* Given records *
------------------------------------------------------------

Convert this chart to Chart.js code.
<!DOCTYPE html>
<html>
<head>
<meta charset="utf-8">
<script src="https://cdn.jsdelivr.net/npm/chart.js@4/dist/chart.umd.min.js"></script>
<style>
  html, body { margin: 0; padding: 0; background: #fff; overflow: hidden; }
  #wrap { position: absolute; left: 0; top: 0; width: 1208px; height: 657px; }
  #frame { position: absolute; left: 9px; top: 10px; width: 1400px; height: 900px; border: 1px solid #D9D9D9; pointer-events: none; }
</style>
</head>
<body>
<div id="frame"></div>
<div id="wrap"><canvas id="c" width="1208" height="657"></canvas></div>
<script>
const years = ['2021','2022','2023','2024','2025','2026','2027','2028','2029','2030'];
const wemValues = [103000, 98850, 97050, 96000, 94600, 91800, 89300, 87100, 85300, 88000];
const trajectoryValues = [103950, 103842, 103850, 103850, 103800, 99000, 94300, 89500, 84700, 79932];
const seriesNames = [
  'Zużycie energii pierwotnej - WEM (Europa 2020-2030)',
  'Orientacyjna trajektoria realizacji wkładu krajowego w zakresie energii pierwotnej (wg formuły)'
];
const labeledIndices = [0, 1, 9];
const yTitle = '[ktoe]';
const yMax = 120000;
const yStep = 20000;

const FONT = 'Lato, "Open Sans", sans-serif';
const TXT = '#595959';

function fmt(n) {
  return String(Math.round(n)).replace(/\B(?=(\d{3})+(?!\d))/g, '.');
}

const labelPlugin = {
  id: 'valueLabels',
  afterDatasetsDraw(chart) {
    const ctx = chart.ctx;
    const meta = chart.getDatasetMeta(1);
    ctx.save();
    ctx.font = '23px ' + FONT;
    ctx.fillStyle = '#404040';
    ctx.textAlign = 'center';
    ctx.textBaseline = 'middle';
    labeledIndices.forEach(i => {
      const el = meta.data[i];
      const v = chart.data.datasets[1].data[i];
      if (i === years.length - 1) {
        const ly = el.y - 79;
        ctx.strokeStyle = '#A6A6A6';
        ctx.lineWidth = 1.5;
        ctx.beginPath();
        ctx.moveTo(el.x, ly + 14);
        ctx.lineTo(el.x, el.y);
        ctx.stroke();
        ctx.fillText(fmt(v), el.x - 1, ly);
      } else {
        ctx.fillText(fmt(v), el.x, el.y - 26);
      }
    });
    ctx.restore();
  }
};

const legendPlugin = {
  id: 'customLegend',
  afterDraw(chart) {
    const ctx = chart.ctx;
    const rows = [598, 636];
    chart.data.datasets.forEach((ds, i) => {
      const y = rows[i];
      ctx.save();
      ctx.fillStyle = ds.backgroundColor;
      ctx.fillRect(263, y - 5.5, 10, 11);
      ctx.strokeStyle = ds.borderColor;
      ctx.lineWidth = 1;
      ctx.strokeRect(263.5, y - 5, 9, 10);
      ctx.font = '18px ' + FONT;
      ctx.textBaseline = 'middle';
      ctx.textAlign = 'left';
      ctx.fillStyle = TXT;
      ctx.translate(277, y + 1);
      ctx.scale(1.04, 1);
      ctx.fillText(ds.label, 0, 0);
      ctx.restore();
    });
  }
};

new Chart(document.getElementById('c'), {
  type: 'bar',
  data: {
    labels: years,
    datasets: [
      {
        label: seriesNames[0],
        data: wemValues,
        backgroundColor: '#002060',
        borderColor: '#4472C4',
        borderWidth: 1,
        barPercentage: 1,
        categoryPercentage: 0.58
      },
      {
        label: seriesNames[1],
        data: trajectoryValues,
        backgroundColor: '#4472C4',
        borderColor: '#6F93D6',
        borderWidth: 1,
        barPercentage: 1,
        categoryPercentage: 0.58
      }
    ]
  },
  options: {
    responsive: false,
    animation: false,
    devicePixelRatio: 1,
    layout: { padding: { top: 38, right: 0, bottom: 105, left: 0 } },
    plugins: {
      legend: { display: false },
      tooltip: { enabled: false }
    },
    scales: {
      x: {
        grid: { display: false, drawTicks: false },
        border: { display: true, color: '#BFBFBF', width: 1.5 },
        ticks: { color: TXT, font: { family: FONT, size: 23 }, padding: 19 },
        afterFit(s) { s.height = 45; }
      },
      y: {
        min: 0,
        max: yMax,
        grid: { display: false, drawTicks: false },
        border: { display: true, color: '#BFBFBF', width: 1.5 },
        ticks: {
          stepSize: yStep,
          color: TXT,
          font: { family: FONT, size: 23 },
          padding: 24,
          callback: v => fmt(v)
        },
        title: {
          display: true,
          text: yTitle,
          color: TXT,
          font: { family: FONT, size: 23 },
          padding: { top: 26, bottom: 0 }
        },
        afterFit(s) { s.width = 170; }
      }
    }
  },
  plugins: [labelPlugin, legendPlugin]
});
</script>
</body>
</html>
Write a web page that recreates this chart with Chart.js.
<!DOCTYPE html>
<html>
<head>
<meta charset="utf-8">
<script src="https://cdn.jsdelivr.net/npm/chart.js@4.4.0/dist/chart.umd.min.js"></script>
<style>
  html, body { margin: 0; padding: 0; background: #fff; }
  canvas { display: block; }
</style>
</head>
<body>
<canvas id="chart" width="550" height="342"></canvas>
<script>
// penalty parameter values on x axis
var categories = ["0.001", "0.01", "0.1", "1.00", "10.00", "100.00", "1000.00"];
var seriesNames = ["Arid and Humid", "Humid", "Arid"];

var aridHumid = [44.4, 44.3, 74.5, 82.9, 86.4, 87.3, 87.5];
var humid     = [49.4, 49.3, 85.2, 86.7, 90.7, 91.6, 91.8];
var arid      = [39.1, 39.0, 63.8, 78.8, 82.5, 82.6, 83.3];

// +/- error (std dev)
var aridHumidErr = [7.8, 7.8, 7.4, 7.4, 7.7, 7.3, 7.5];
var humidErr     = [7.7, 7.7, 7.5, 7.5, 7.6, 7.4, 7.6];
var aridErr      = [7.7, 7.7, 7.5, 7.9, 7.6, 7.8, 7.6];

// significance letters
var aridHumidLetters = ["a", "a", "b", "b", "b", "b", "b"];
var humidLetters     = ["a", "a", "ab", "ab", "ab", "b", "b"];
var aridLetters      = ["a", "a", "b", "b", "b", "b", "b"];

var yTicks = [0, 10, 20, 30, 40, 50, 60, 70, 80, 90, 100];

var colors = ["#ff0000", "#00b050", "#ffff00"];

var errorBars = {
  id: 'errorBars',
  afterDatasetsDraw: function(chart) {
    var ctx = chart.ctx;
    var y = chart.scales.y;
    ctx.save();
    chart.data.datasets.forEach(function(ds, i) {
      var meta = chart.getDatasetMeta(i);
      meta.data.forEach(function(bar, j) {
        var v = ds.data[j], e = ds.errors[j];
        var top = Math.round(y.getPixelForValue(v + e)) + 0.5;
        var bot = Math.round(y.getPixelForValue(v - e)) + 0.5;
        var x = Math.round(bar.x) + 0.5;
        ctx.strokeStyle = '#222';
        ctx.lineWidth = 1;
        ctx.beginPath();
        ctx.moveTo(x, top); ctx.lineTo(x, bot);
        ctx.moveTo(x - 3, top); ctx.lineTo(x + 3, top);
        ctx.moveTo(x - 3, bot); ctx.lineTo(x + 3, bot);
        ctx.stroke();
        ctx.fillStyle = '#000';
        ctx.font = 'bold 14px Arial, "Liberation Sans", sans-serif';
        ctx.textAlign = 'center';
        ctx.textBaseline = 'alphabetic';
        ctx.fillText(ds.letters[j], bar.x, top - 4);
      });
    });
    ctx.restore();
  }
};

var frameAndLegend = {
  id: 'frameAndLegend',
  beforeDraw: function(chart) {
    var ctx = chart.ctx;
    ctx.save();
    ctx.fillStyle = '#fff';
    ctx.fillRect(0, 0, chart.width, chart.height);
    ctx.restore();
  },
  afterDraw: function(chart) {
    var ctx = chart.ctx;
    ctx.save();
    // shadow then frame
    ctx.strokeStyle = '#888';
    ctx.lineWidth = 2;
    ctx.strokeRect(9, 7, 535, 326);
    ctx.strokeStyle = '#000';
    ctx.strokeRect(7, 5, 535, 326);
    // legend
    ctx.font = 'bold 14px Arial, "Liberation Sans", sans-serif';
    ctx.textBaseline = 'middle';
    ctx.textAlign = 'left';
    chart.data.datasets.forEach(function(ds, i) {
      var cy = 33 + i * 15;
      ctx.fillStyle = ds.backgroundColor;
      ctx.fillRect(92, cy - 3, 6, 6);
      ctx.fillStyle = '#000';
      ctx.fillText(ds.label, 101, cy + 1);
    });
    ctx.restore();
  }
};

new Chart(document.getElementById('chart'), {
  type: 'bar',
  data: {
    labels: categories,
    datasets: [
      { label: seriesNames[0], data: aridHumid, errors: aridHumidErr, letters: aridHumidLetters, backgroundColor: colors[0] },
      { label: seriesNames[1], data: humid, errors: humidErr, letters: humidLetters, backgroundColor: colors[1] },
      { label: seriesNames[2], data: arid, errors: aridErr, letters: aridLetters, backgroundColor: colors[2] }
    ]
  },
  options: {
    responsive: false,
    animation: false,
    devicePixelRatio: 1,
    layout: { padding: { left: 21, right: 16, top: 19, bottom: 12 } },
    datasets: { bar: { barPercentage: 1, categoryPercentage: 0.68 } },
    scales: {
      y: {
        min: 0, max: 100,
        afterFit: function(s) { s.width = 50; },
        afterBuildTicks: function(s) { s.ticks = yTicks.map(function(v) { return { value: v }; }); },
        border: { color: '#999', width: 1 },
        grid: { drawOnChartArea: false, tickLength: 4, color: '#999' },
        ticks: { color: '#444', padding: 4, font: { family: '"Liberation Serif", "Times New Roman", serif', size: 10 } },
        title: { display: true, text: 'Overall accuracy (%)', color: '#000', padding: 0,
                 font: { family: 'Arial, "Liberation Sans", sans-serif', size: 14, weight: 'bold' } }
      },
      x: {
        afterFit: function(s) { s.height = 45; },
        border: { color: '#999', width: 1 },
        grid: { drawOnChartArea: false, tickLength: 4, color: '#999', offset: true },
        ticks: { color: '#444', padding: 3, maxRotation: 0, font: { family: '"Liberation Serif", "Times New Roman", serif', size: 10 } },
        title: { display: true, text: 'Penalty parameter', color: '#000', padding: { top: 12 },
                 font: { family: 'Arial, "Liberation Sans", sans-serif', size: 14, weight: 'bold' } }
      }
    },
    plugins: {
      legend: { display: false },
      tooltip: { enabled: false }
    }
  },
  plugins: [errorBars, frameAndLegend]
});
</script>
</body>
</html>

------------------------------------------------------------

* Given instruction *
Lines holding the word "this" in the entries above are the ones to pull out. Copy them all.

* Task answer *
Convert this chart to Chart.js code.
Write a web page that recreates this chart with Chart.js.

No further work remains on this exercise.